• [EXERCISE]: Would you quote every entry exactly, dropping only the pictures?

• [SUPPLIED RECORDS]:

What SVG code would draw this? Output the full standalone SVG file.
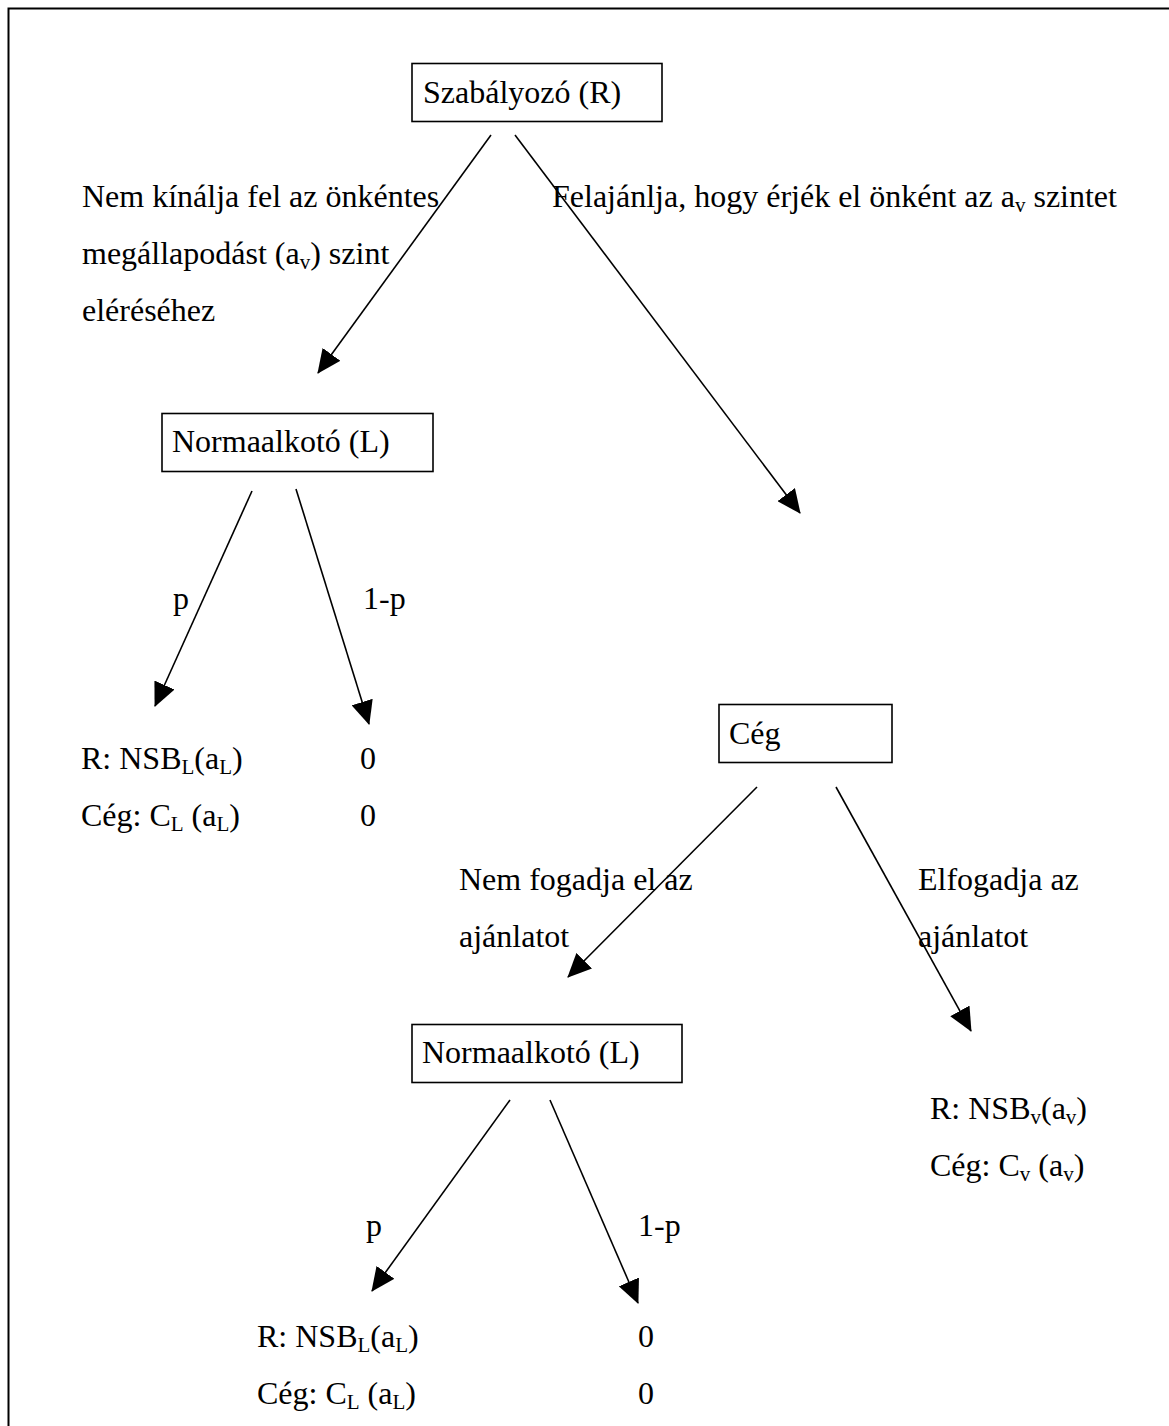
<svg xmlns="http://www.w3.org/2000/svg" width="1169" height="1426" viewBox="0 0 1169 1426">
<style>
text{font-family:"Liberation Serif","Times New Roman",serif;font-size:32px;fill:#000}
.sub{font-size:21px}
.box{fill:#fff;stroke:#000;stroke-width:1.6}
.edge{stroke:#000;stroke-width:1.6;fill:none;marker-end:url(#ah)}
</style>
<defs>
<marker id="ah" markerUnits="userSpaceOnUse" markerWidth="24" markerHeight="22" refX="23" refY="11" orient="auto">
<path d="M0,0 L24,11 L0,22 Z" fill="#000"/>
</marker>
</defs>
<rect width="1169" height="1426" fill="#fff"/>
<polyline points="8.5,1426 8.5,8.5 1169,8.5" fill="none" stroke="#000" stroke-width="2"/>
<g id="connectors">
<line class="edge" x1="491" y1="135" x2="318" y2="373"/>
<line class="edge" x1="515" y1="135" x2="800" y2="513"/>
<line class="edge" x1="252" y1="491" x2="155" y2="706"/>
<line class="edge" x1="296" y1="489" x2="369" y2="724"/>
<line class="edge" x1="757" y1="787" x2="568" y2="977"/>
<line class="edge" x1="836" y1="787" x2="971" y2="1031"/>
<line class="edge" x1="510" y1="1100" x2="372" y2="1291"/>
<line class="edge" x1="550" y1="1100" x2="638" y2="1303"/>
</g>
<g id="node-szabalyozo">
<rect class="box" x="412" y="63.5" width="250" height="58"/>
<text x="423" y="103">Szabályozó (R)</text>
</g>
<g id="label-nem-kinalja">
<text x="82" y="207">Nem kínálja fel az önkéntes</text>
<text x="82" y="264">megállapodást (a<tspan class="sub" dy="5">v</tspan><tspan dy="-5">) szint</tspan></text>
<text x="82" y="321">eléréséhez</text>
</g>
<g id="label-felajanlja">
<text x="552" y="207">Felajánlja, hogy érjék el önként az a<tspan class="sub" dy="5">v</tspan><tspan dy="-5"> szintet</tspan></text>
</g>
<g id="node-normaalkoto-1">
<rect class="box" x="162" y="413.5" width="271" height="58"/>
<text x="172" y="452">Normaalkotó (L)</text>
</g>
<g id="label-p-1"><text x="173" y="609">p</text></g>
<g id="label-1p-1"><text x="363" y="609">1-p</text></g>
<g id="leaf-1">
<text x="81" y="769">R: NSB<tspan class="sub" dy="5">L</tspan><tspan dy="-5">(a</tspan><tspan class="sub" dy="5">L</tspan><tspan dy="-5">)</tspan></text>
<text x="81" y="826">Cég: C<tspan class="sub" dy="5">L</tspan><tspan dy="-5"> (a</tspan><tspan class="sub" dy="5">L</tspan><tspan dy="-5">)</tspan></text>
</g>
<g id="leaf-2">
<text x="360" y="769">0</text>
<text x="360" y="826">0</text>
</g>
<g id="node-ceg">
<rect class="box" x="719" y="704.5" width="173" height="58"/>
<text x="729" y="744">Cég</text>
</g>
<g id="label-nem-fogadja">
<text x="459" y="890">Nem fogadja el az</text>
<text x="459" y="947">ajánlatot</text>
</g>
<g id="label-elfogadja">
<text x="918" y="890">Elfogadja az</text>
<text x="918" y="947">ajánlatot</text>
</g>
<g id="node-normaalkoto-2">
<rect class="box" x="412" y="1024.5" width="270" height="58"/>
<text x="422" y="1063">Normaalkotó (L)</text>
</g>
<g id="leaf-3">
<text x="930" y="1119">R: NSB<tspan class="sub" dy="5">v</tspan><tspan dy="-5">(a</tspan><tspan class="sub" dy="5">v</tspan><tspan dy="-5">)</tspan></text>
<text x="930" y="1176">Cég: C<tspan class="sub" dy="5">v</tspan><tspan dy="-5"> (a</tspan><tspan class="sub" dy="5">v</tspan><tspan dy="-5">)</tspan></text>
</g>
<g id="label-p-2"><text x="366" y="1236">p</text></g>
<g id="label-1p-2"><text x="638" y="1236">1-p</text></g>
<g id="leaf-4">
<text x="257" y="1347">R: NSB<tspan class="sub" dy="5">L</tspan><tspan dy="-5">(a</tspan><tspan class="sub" dy="5">L</tspan><tspan dy="-5">)</tspan></text>
<text x="257" y="1404">Cég: C<tspan class="sub" dy="5">L</tspan><tspan dy="-5"> (a</tspan><tspan class="sub" dy="5">L</tspan><tspan dy="-5">)</tspan></text>
</g>
<g id="leaf-5">
<text x="638" y="1347">0</text>
<text x="638" y="1404">0</text>
</g>
</svg>
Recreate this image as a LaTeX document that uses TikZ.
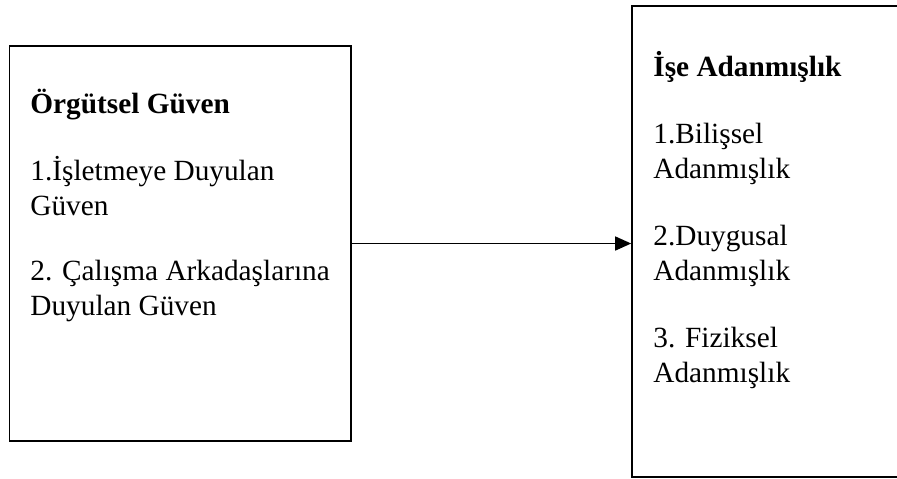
\documentclass[tikz,border=0pt]{standalone}
\usepackage{fontspec}
\setmainfont{Liberation Serif}
\usetikzlibrary{arrows.meta}

\begin{document}
\begin{tikzpicture}[x=0.5pt,y=-0.5pt]
    \tikzstyle{block} = [rectangle,inner sep=0pt,draw=black,line width=0.8pt,fill=white]
    \tikzstyle{boxtext} = [inner sep=0pt,align=left,anchor=base west,font=\fontsize{14.65}{17.5}\selectfont]
    \useasboundingbox (0,0) rectangle (897,478);
    \node (trust)[block,minimum width=170.75pt,minimum height=197.5pt] at (180.25,243.5) {};
    \node (commit)[block,minimum width=150pt,minimum height=235.5pt] at (782,241.5) {};
    \node (trusttext)[boxtext] at (30,315) {\textbf{Örgütsel Güven}\\[16pt]
        1.İşletmeye Duyulan\\ Güven\\[15pt]
        2. Çalışma Arkadaşlarına\\ Duyulan Güven};
    \node (committext)[boxtext] at (653,382) {\textbf{İşe Adanmışlık}\\[16pt]
        1.Bilişsel\\ Adanmışlık\\[16pt]
        2.Duygusal\\ Adanmışlık\\[16pt]
        3. Fiziksel\\ Adanmışlık};
    \draw [-{Triangle[length=8pt,width=7pt]},line width=0.7pt] (trust.east) -- (trust.east -| commit.west);
\end{tikzpicture}
\end{document}
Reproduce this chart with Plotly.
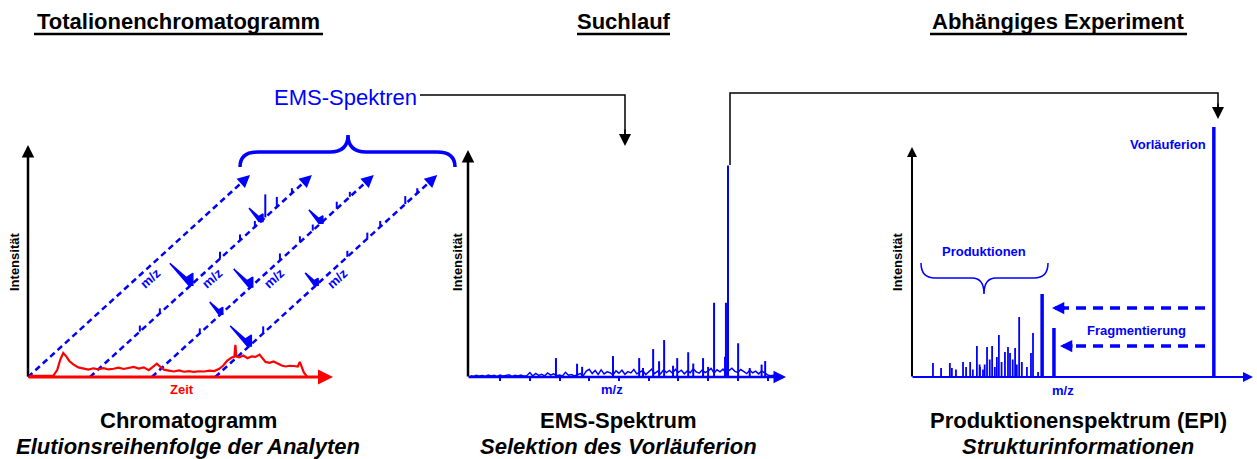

• [WRITTEN ANSWER]:
What SVG code would draw this? Output the full standalone SVG file.
<svg xmlns="http://www.w3.org/2000/svg" width="1169" height="1426" viewBox="0 0 1169 1426">
<style>
text{font-family:"Liberation Serif","Times New Roman",serif;font-size:32px;fill:#000}
.sub{font-size:21px}
.box{fill:#fff;stroke:#000;stroke-width:1.6}
.edge{stroke:#000;stroke-width:1.6;fill:none;marker-end:url(#ah)}
</style>
<defs>
<marker id="ah" markerUnits="userSpaceOnUse" markerWidth="24" markerHeight="22" refX="23" refY="11" orient="auto">
<path d="M0,0 L24,11 L0,22 Z" fill="#000"/>
</marker>
</defs>
<rect width="1169" height="1426" fill="#fff"/>
<polyline points="8.5,1426 8.5,8.5 1169,8.5" fill="none" stroke="#000" stroke-width="2"/>
<g id="connectors">
<line class="edge" x1="491" y1="135" x2="318" y2="373"/>
<line class="edge" x1="515" y1="135" x2="800" y2="513"/>
<line class="edge" x1="252" y1="491" x2="155" y2="706"/>
<line class="edge" x1="296" y1="489" x2="369" y2="724"/>
<line class="edge" x1="757" y1="787" x2="568" y2="977"/>
<line class="edge" x1="836" y1="787" x2="971" y2="1031"/>
<line class="edge" x1="510" y1="1100" x2="372" y2="1291"/>
<line class="edge" x1="550" y1="1100" x2="638" y2="1303"/>
</g>
<g id="node-szabalyozo">
<rect class="box" x="412" y="63.5" width="250" height="58"/>
<text x="423" y="103">Szabályozó (R)</text>
</g>
<g id="label-nem-kinalja">
<text x="82" y="207">Nem kínálja fel az önkéntes</text>
<text x="82" y="264">megállapodást (a<tspan class="sub" dy="5">v</tspan><tspan dy="-5">) szint</tspan></text>
<text x="82" y="321">eléréséhez</text>
</g>
<g id="label-felajanlja">
<text x="552" y="207">Felajánlja, hogy érjék el önként az a<tspan class="sub" dy="5">v</tspan><tspan dy="-5"> szintet</tspan></text>
</g>
<g id="node-normaalkoto-1">
<rect class="box" x="162" y="413.5" width="271" height="58"/>
<text x="172" y="452">Normaalkotó (L)</text>
</g>
<g id="label-p-1"><text x="173" y="609">p</text></g>
<g id="label-1p-1"><text x="363" y="609">1-p</text></g>
<g id="leaf-1">
<text x="81" y="769">R: NSB<tspan class="sub" dy="5">L</tspan><tspan dy="-5">(a</tspan><tspan class="sub" dy="5">L</tspan><tspan dy="-5">)</tspan></text>
<text x="81" y="826">Cég: C<tspan class="sub" dy="5">L</tspan><tspan dy="-5"> (a</tspan><tspan class="sub" dy="5">L</tspan><tspan dy="-5">)</tspan></text>
</g>
<g id="leaf-2">
<text x="360" y="769">0</text>
<text x="360" y="826">0</text>
</g>
<g id="node-ceg">
<rect class="box" x="719" y="704.5" width="173" height="58"/>
<text x="729" y="744">Cég</text>
</g>
<g id="label-nem-fogadja">
<text x="459" y="890">Nem fogadja el az</text>
<text x="459" y="947">ajánlatot</text>
</g>
<g id="label-elfogadja">
<text x="918" y="890">Elfogadja az</text>
<text x="918" y="947">ajánlatot</text>
</g>
<g id="node-normaalkoto-2">
<rect class="box" x="412" y="1024.5" width="270" height="58"/>
<text x="422" y="1063">Normaalkotó (L)</text>
</g>
<g id="leaf-3">
<text x="930" y="1119">R: NSB<tspan class="sub" dy="5">v</tspan><tspan dy="-5">(a</tspan><tspan class="sub" dy="5">v</tspan><tspan dy="-5">)</tspan></text>
<text x="930" y="1176">Cég: C<tspan class="sub" dy="5">v</tspan><tspan dy="-5"> (a</tspan><tspan class="sub" dy="5">v</tspan><tspan dy="-5">)</tspan></text>
</g>
<g id="label-p-2"><text x="366" y="1236">p</text></g>
<g id="label-1p-2"><text x="638" y="1236">1-p</text></g>
<g id="leaf-4">
<text x="257" y="1347">R: NSB<tspan class="sub" dy="5">L</tspan><tspan dy="-5">(a</tspan><tspan class="sub" dy="5">L</tspan><tspan dy="-5">)</tspan></text>
<text x="257" y="1404">Cég: C<tspan class="sub" dy="5">L</tspan><tspan dy="-5"> (a</tspan><tspan class="sub" dy="5">L</tspan><tspan dy="-5">)</tspan></text>
</g>
<g id="leaf-5">
<text x="638" y="1347">0</text>
<text x="638" y="1404">0</text>
</g>
</svg>
Recreate this image as a LaTeX document that uses TikZ.
\documentclass[tikz,border=0pt]{standalone}
\usepackage{fontspec}
\setmainfont{Liberation Serif}
\usetikzlibrary{arrows.meta}

\begin{document}
\begin{tikzpicture}[x=0.5pt,y=-0.5pt]
    \tikzstyle{block} = [rectangle,inner sep=0pt,draw=black,line width=0.8pt,fill=white]
    \tikzstyle{boxtext} = [inner sep=0pt,align=left,anchor=base west,font=\fontsize{14.65}{17.5}\selectfont]
    \useasboundingbox (0,0) rectangle (897,478);
    \node (trust)[block,minimum width=170.75pt,minimum height=197.5pt] at (180.25,243.5) {};
    \node (commit)[block,minimum width=150pt,minimum height=235.5pt] at (782,241.5) {};
    \node (trusttext)[boxtext] at (30,315) {\textbf{Örgütsel Güven}\\[16pt]
        1.İşletmeye Duyulan\\ Güven\\[15pt]
        2. Çalışma Arkadaşlarına\\ Duyulan Güven};
    \node (committext)[boxtext] at (653,382) {\textbf{İşe Adanmışlık}\\[16pt]
        1.Bilişsel\\ Adanmışlık\\[16pt]
        2.Duygusal\\ Adanmışlık\\[16pt]
        3. Fiziksel\\ Adanmışlık};
    \draw [-{Triangle[length=8pt,width=7pt]},line width=0.7pt] (trust.east) -- (trust.east -| commit.west);
\end{tikzpicture}
\end{document}
Reproduce this chart with Plotly.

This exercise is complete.